Askew visited every state at least once last year, and Iowa and New Hampshire five times each. He has hired Dick Bouley, a longtime aide to the late governor Hugh Gallen, to direct his New Hampshire campaign. Marina Mennes, a former state party staff member, is heading his Iowa effort.

The Iowa caucuses and New Hampshire primary, the first two events of the presidential season, are critical to Askew. Aides said he does not have to win either state, just do better than expected, which at this point is not very well.

Both are relatively small states, the ideal setting for the type of personal campaign Carter waged in 1976 and Askew hopes to duplicate.

Askew also hopes the election-year calendar will work to his advantage. After Iowa and New Hampshire come 16 contests in one week. Seven are in the South, including the Florida primary with 143 delegates at stake.

As a moderate southerner, Askew hopes to do well in the region, although there could be two other southern Democratic candidates, Sens. Dale Bumpers (Ark.) and Ernest F. Hollings (S.C.). Former vice president Walter F. Mondale and Sen. John Glenn (Ohio) also plan major efforts in the region.

Florida is the only state where Askew has substantial support. Gov. Robert Graham, Sen. Lawton Chiles and many other Democratic leaders are backing him, at least for now.

The state is also a rich financial base for Askew. Since Feb. 23, when he announced his candidacy, he has raised $350,000 in Florida. This is enough to get him started, but Askew realizes that his home-state support could rapidly evaporate unless he shows strength elsewhere.

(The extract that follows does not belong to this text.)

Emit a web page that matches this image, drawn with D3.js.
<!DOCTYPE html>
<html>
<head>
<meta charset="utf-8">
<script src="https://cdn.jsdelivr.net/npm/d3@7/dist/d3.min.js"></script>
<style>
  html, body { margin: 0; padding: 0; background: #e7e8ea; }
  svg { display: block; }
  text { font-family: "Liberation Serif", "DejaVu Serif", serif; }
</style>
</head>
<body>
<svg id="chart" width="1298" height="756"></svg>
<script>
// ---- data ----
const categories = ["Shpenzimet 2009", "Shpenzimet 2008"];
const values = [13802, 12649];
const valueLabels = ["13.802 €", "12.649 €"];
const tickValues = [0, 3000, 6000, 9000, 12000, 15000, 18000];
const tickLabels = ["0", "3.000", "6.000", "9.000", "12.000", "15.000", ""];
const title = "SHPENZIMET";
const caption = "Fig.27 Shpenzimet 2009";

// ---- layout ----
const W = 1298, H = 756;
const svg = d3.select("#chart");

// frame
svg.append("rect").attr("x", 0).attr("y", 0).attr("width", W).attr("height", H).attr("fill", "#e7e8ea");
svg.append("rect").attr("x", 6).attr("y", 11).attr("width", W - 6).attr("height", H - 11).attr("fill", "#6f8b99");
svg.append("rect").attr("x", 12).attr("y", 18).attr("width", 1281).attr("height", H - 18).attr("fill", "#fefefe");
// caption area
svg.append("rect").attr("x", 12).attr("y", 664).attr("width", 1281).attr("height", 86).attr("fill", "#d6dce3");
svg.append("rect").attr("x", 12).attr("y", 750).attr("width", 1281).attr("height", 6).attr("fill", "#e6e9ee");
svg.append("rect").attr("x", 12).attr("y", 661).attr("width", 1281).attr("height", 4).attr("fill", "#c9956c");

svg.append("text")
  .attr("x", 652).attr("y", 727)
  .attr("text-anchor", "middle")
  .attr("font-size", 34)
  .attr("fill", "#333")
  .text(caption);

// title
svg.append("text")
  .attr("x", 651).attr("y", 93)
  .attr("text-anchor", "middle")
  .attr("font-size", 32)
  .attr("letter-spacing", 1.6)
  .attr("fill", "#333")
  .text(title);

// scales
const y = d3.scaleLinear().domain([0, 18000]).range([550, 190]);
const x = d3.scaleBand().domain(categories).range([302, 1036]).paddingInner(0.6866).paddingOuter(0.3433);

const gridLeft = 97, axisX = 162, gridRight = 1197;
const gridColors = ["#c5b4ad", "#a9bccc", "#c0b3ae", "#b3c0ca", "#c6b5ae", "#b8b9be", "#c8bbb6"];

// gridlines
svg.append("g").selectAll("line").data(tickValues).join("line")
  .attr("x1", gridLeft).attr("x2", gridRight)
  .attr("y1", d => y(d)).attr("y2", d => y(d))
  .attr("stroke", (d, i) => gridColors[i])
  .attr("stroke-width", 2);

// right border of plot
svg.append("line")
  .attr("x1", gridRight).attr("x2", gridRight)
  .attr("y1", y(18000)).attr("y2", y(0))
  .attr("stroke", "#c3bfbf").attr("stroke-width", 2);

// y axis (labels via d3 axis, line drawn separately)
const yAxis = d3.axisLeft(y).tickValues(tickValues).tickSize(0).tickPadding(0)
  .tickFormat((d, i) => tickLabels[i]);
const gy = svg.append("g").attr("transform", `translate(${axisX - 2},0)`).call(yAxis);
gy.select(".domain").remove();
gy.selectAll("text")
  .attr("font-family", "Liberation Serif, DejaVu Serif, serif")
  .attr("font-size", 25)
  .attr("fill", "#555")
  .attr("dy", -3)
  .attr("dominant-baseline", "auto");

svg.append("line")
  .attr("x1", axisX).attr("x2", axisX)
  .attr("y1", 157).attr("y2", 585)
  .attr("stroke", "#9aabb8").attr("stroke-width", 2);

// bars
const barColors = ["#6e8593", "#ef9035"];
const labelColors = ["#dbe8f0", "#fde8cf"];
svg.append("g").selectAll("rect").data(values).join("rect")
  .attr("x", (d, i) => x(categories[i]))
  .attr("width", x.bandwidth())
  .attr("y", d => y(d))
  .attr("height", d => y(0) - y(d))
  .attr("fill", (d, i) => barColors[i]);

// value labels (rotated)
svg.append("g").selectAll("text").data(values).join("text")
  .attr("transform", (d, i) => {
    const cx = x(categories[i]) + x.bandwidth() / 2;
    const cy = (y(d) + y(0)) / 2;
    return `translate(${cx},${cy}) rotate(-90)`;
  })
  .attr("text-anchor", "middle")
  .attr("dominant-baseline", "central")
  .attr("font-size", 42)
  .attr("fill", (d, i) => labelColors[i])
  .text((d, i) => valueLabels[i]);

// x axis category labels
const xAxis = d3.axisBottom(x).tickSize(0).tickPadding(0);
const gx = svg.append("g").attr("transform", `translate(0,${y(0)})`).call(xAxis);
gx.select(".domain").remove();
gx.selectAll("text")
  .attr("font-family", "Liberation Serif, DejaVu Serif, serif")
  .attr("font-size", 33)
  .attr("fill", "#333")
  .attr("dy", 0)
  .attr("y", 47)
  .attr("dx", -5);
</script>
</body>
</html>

His campaign has not made much of a mark in Iowa, according to political observers there, But in New Hampshire, Republican Gov. John H. Sununu said Askew is "the one candidate who'll do better than you expect."

"Askew is much further along than Carter was in '75 in terms of contacts, fund-raising and acceptance by the party establishment," said Phil Wise, a former Carter White House and campaign aide now advising Askew. "In terms of putting together a tactical and logistics team, he's also further ahead. But I expect everyone else is, too."

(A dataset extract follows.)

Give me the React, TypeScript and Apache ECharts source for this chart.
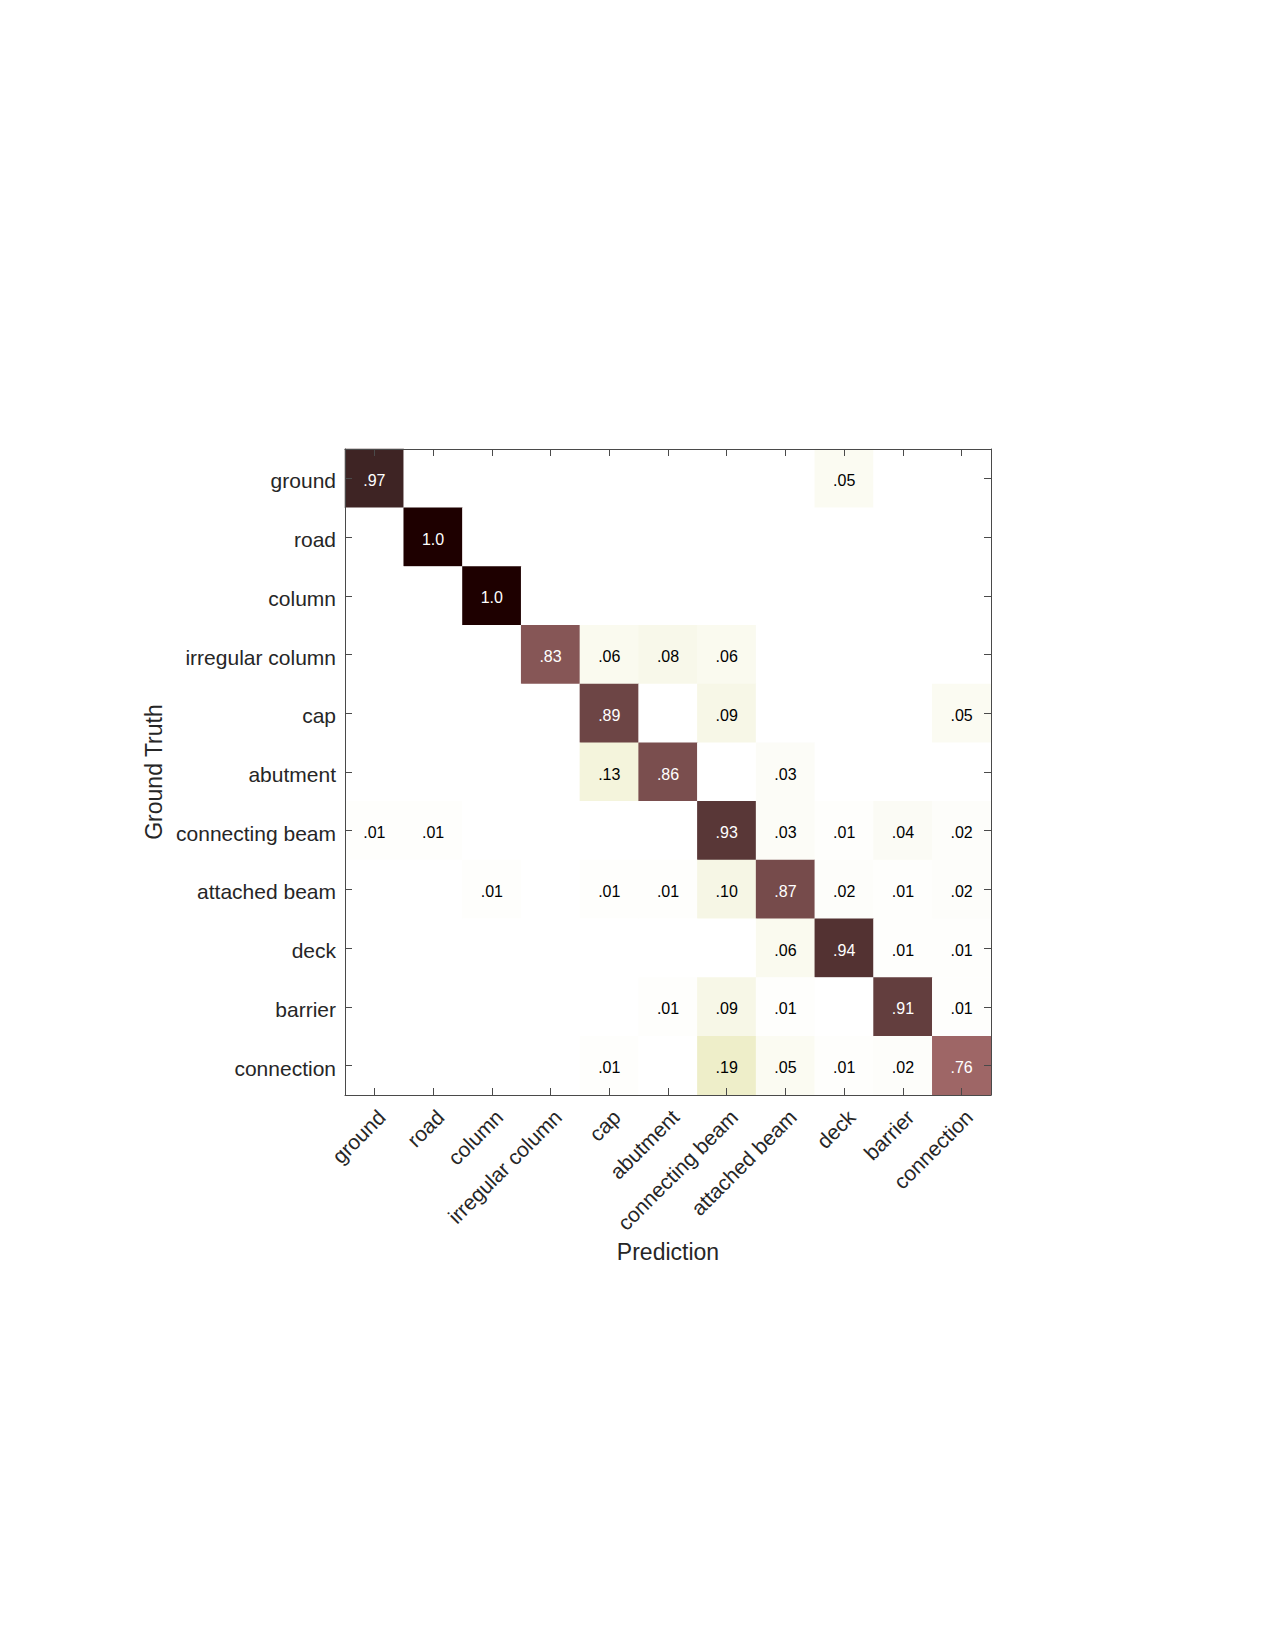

Carter is Askew's inspiration and albatross, a ghost that haunts his campaign the way the ghost of Edmund S. Muskie, the 1972 front-runner, haunts current front-runner Walter F. Mondale.

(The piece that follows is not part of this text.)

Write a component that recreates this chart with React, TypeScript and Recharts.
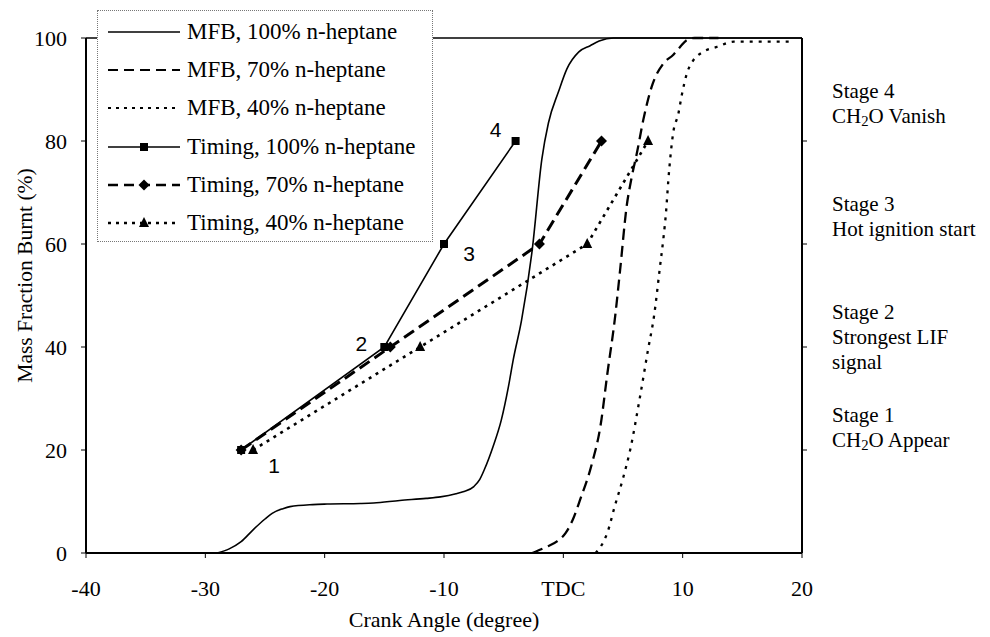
import React from 'react';
import { LineChart, Line, XAxis, YAxis, ReferenceLine, Legend, LabelList, Label } from 'recharts';

// ---------- data ----------
const xTicks = [-40, -30, -20, -10, 0, 10, 20];
const yTicks = [0, 20, 40, 60, 80, 100];
const stageTicks = [20, 40, 60, 80];
const stageLines: Record<number, string[]> = {
  20: ['Stage 1', 'CH2O Appear'],
  40: ['Stage 2', 'Strongest LIF', 'signal'],
  60: ['Stage 3', 'Hot ignition start'],
  80: ['Stage 4', 'CH2O Vanish'],
};
const pointNames = ['1', '2', '3', '4'];

const mfb100 = [
  { x: -29, y: 0 }, { x: -28, y: 0.8 }, { x: -27, y: 2.2 }, { x: -26, y: 4.5 }, { x: -25, y: 6.6 },
  { x: -24.4, y: 7.7 }, { x: -23.5, y: 8.6 }, { x: -22.9, y: 9.0 }, { x: -21, y: 9.4 }, { x: -19.8, y: 9.5 },
  { x: -17, y: 9.6 }, { x: -15.9, y: 9.7 }, { x: -13.7, y: 10.2 }, { x: -11.5, y: 10.6 }, { x: -10.3, y: 10.9 },
  { x: -9, y: 11.5 }, { x: -8.4, y: 11.9 }, { x: -7.5, y: 12.9 }, { x: -7.0, y: 14.3 }, { x: -6.6, y: 16.3 },
  { x: -5.9, y: 20.6 }, { x: -5.2, y: 25.8 }, { x: -4.6, y: 32.3 }, { x: -4.2, y: 37.5 }, { x: -3.5, y: 45.2 },
  { x: -2.6, y: 59 }, { x: -1.8, y: 76.5 }, { x: -1.25, y: 83.5 }, { x: -0.4, y: 89.6 }, { x: 0.3, y: 94 },
  { x: 1.3, y: 97.3 }, { x: 2.25, y: 98.5 }, { x: 3, y: 99.4 }, { x: 4.2, y: 100 }, { x: 20, y: 100 },
];

const mfb70 = [
  { x: -2.6, y: 0 }, { x: -1.4, y: 1.2 }, { x: -0.5, y: 2.3 }, { x: 0.2, y: 3.9 }, { x: 0.8, y: 6.5 },
  { x: 1.4, y: 10.3 }, { x: 2.4, y: 17.4 }, { x: 3.1, y: 24.5 }, { x: 3.7, y: 35 }, { x: 4.34, y: 45.9 },
  { x: 4.76, y: 55 }, { x: 5.3, y: 67.2 }, { x: 5.74, y: 73.1 }, { x: 6.16, y: 77.6 }, { x: 6.7, y: 84.1 },
  { x: 7.4, y: 90.5 }, { x: 8.4, y: 95.1 }, { x: 9.2, y: 96.7 }, { x: 9.8, y: 98.3 }, { x: 10.35, y: 99.6 },
  { x: 11, y: 100 }, { x: 13, y: 100 },
];

const mfb40 = [
  { x: 2.7, y: 0 }, { x: 3.2, y: 1.5 }, { x: 3.7, y: 4 }, { x: 4.3, y: 9 }, { x: 5, y: 14.5 },
  { x: 5.6, y: 20 }, { x: 6.4, y: 30 }, { x: 7.1, y: 39.5 }, { x: 7.6, y: 46 }, { x: 8.1, y: 55.6 },
  { x: 8.4, y: 61.4 }, { x: 8.6, y: 66 }, { x: 8.8, y: 72.4 }, { x: 9.0, y: 77.6 }, { x: 9.2, y: 81.5 },
  { x: 9.65, y: 85.4 }, { x: 9.9, y: 88.6 }, { x: 10.35, y: 93.1 }, { x: 10.9, y: 95.7 }, { x: 11.7, y: 97.3 },
  { x: 12.9, y: 98.3 }, { x: 14.3, y: 99.3 }, { x: 19, y: 99.3 },
];

const timing100 = [{ x: -27, y: 20 }, { x: -15, y: 40 }, { x: -10, y: 60 }, { x: -4, y: 80 }];
const timing70 = [{ x: -27, y: 20 }, { x: -14.5, y: 40 }, { x: -2, y: 60 }, { x: 3.2, y: 80 }];
const timing40 = [{ x: -26, y: 20 }, { x: -12, y: 40 }, { x: 2, y: 60 }, { x: 7.1, y: 80 }];

// ---------- styles ----------
const SERIF = '"Liberation Serif", "Times New Roman", serif';
const SANS = '"Liberation Sans", Arial, sans-serif';
const labelOffsets = [
  [33, 15],
  [-23, -4],
  [25, 9],
  [-20, -12],
];
// vertical placement of the stage text boxes relative to their tick (px)
const stageShift: Record<number, number> = { 80: -50, 60: -40, 40: -35, 20: -35 };

const SquareDot = (p: any) => {
  if (p.cx == null || p.cy == null) return null;
  return <rect key={p.key} x={p.cx - 4} y={p.cy - 4} width={8} height={8} fill="#000" />;
};
const DiamondDot = (p: any) => {
  if (p.cx == null || p.cy == null) return null;
  const s = 5.5;
  return <polygon key={p.key} points={`${p.cx},${p.cy - s} ${p.cx + s},${p.cy} ${p.cx},${p.cy + s} ${p.cx - s},${p.cy}`} fill="#000" />;
};
const TriangleDot = (p: any) => {
  if (p.cx == null || p.cy == null) return null;
  return <polygon key={p.key} points={`${p.cx},${p.cy - 6} ${p.cx + 5},${p.cy + 4} ${p.cx - 5},${p.cy + 4}`} fill="#000" />;
};

const legendItems = [
  { name: 'MFB, 100% n-heptane', dash: undefined, width: 1.5, marker: null },
  { name: 'MFB, 70% n-heptane', dash: '10 6', width: 2, marker: null },
  { name: 'MFB, 40% n-heptane', dash: '3 5', width: 2, marker: null },
  { name: 'Timing, 100% n-heptane', dash: undefined, width: 1.5, marker: 'square' },
  { name: 'Timing, 70% n-heptane', dash: '10 6', width: 2.5, marker: 'diamond' },
  { name: 'Timing, 40% n-heptane', dash: '3 5', width: 2.5, marker: 'triangle' },
];

const renderLegend = () => (
  <div
    style={{
      width: 336,
      height: 232,
      boxSizing: 'border-box',
      border: '1px dotted #777',
      background: '#fff',
      paddingTop: 2,
      fontFamily: SERIF,
      fontSize: 23,
      color: '#000',
    }}
  >
    {legendItems.map((it) => (
      <div key={it.name} style={{ height: 38.2, display: 'flex', alignItems: 'center', whiteSpace: 'nowrap' }}>
        <svg width={72} height={20} style={{ marginLeft: 10, marginRight: 7, flex: 'none' }}>
          <line x1={0} y1={10} x2={72} y2={10} stroke="#000" strokeWidth={it.width} strokeDasharray={it.dash} />
          {it.marker === 'square' && <SquareDot cx={36} cy={10} />}
          {it.marker === 'diamond' && <DiamondDot cx={36} cy={10} />}
          {it.marker === 'triangle' && <TriangleDot cx={36} cy={10} />}
        </svg>
        <span>{it.name}</span>
      </div>
    ))}
  </div>
);

const renderLine = (line: string, fs: number) => {
  if (line.startsWith('CH2O')) {
    return [
      <tspan key="a">CH</tspan>,
      <tspan key="b" fontSize={fs * 0.7} dy={5}>2</tspan>,
      <tspan key="c" dy={-5}>{line.slice(3)}</tspan>,
    ];
  }
  return line;
};

const StageTick = (props: any) => {
  const { x, y, payload } = props;
  const lines = stageLines[payload.value] || [];
  const shift = stageShift[payload.value] ?? -28;
  const fs = 21;
  return (
    <g>
      {lines.map((ln, i) => (
        <text
          key={i}
          x={x}
          y={y + shift + i * 25}
          textAnchor="start"
          dominantBaseline="central"
          fontFamily={SERIF}
          fontSize={fs}
          fill="#000"
        >
          {renderLine(ln, fs)}
        </text>
      ))}
    </g>
  );
};

const PointLabel = (props: any) => {
  const { x, y, index } = props;
  if (x == null || y == null) return null;
  const off = labelOffsets[index] || [0, 0];
  return (
    <text x={x + off[0]} y={y + off[1]} textAnchor="middle" dominantBaseline="central" fontFamily={SANS} fontSize={21} fill="#000">
      {pointNames[index]}
    </text>
  );
};

const YTitle = (props: any) => {
  const vb = props.viewBox || { x: 0, y: 38, width: 86, height: 515 };
  const cx = vb.x + 25;
  const cy = vb.y + vb.height / 2 - 20;
  return (
    <text x={cx} y={cy} transform={`rotate(-90 ${cx} ${cy})`} textAnchor="middle" dominantBaseline="central" fontFamily={SERIF} fontSize={21.5} fill="#000">
      Mass Fraction Burnt (%)
    </text>
  );
};

export default function App() {
  const tickStyle = { fontFamily: SERIF, fontSize: 22, fill: '#000' };
  return (
    <div style={{ position: 'absolute', left: 0, top: 0, width: 990, height: 637, background: '#fff' }}>
      <LineChart width={990} height={637} margin={{ top: 38, right: 0, bottom: 0, left: 0 }}>
        <XAxis
          type="number"
          dataKey="x"
          domain={[-40, 20]}
          ticks={xTicks}
          allowDataOverflow
          height={84}
          tickSize={5}
          tickMargin={22}
          tick={tickStyle}
          tickFormatter={(v: number) => (v === 0 ? 'TDC' : String(v))}
          axisLine={{ stroke: '#000', strokeWidth: 2 }}
          tickLine={{ stroke: '#000', strokeWidth: 1 }}
        >
          <Label value="Crank Angle (degree)" position="insideBottom" offset={10} style={{ fontFamily: SERIF, fontSize: 22, fill: '#000' }} />
        </XAxis>
        <YAxis
          yAxisId="l"
          type="number"
          domain={[0, 100]}
          ticks={yTicks}
          width={86}
          tickSize={5}
          tickMargin={14}
          tick={tickStyle}
          axisLine={{ stroke: '#000', strokeWidth: 2 }}
          tickLine={{ stroke: '#000', strokeWidth: 1 }}
        >
          <Label content={<YTitle />} />
        </YAxis>
        <YAxis
          yAxisId="r"
          orientation="right"
          type="number"
          domain={[0, 100]}
          ticks={stageTicks}
          width={188}
          tickSize={5}
          tickMargin={25}
          tick={<StageTick />}
          axisLine={{ stroke: '#000', strokeWidth: 2 }}
          tickLine={{ stroke: '#000', strokeWidth: 1 }}
        />
        <ReferenceLine yAxisId="l" y={100} stroke="#000" strokeWidth={1.5} />
        <Line yAxisId="r" data={mfb100} dataKey="y" type="monotone" stroke="#000" strokeWidth={1.6} dot={false} isAnimationActive={false} />
        <Line yAxisId="l" data={mfb70} dataKey="y" type="monotone" stroke="#000" strokeWidth={2.3} strokeDasharray="11 6" dot={false} isAnimationActive={false} />
        <Line yAxisId="l" data={mfb40} dataKey="y" type="monotone" stroke="#000" strokeWidth={2.3} strokeDasharray="3 6" dot={false} isAnimationActive={false} />
        <Line yAxisId="l" data={timing100} dataKey="y" type="linear" stroke="#000" strokeWidth={1.6} dot={<SquareDot />} isAnimationActive={false}>
          <LabelList dataKey="y" content={<PointLabel />} />
        </Line>
        <Line yAxisId="l" data={timing70} dataKey="y" type="linear" stroke="#000" strokeWidth={3} strokeDasharray="12 6" dot={<DiamondDot />} isAnimationActive={false} />
        <Line yAxisId="l" data={timing40} dataKey="y" type="linear" stroke="#000" strokeWidth={2.6} strokeDasharray="3 5" dot={<TriangleDot />} isAnimationActive={false} />
        <Legend
          layout="vertical"
          align="center"
          verticalAlign="middle"
          content={renderLegend}
          wrapperStyle={{ left: 97, top: 10, width: 336, height: 232 }}
        />
      </LineChart>
    </div>
  );
}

On the surface, Askew and Carter have striking similarities. Both are moderate Democrats and born-again Christians--Carter a Baptist and Askew a Presbyterian--who served as governors of adjoining states during the same period.

Comparisons between the two men are inevitable. So are the brutal questions:

Is the country ready for another former southern governor as president? Or did Carter ruin it for everyone?

"I told him, 'You can't worry about that. You can't sit there and wring your hands all day about Jimmy Carter,' " one Askew adviser said. " 'If you do, you probably aren't ready to be a candidate.' Reubin Askew has to be his own candidate and his own man."

The candidate handles the matter gingerly:

"I'm not defensive about having worked for Jimmy Carter as U.S. trade representative , but I'm not Jimmy Carter. In all due modesty, I think I can be a better president than Jimmy Carter because Jimmy Carter gave me the opportunity to have the federal experience that he never had, nor did President Reagan."

Askew's campaign staff is small, and he plans to keep it that way most of the year. There are only 12 on his payroll, compared to Sen. Gary Hart (Colo.) with 18, Glenn with 40 and Mondale with 51.

Askew's staff is also inexperienced in national campaigns. Campaign manager James Krog was a top aide to Askew when he was governor and trade representative. Press secretary James Bacchus is a lawyer in Askew's Miami law firm who also worked in the governor's office.

His pollster is Bill Hamilton, and Orlando attorney Richard Swann, a leading Carter fund-raiser, is one of Askew's top money raisers. Former Democratic National Committee chairman Robert S. Strauss, Carter's 1980 campaign manager, has advised Askew on strategy and attended Askew's announcement news conference but has not endorsed him.

Askew's major asset may be time. Among the Democratic hopefuls, only he and Mondale are not officeholders and can campaign full time without having to rush back to Washington for key congressional votes.

That may not sound like much. But Carter and Reagan did not have jobs the year before their elections, either.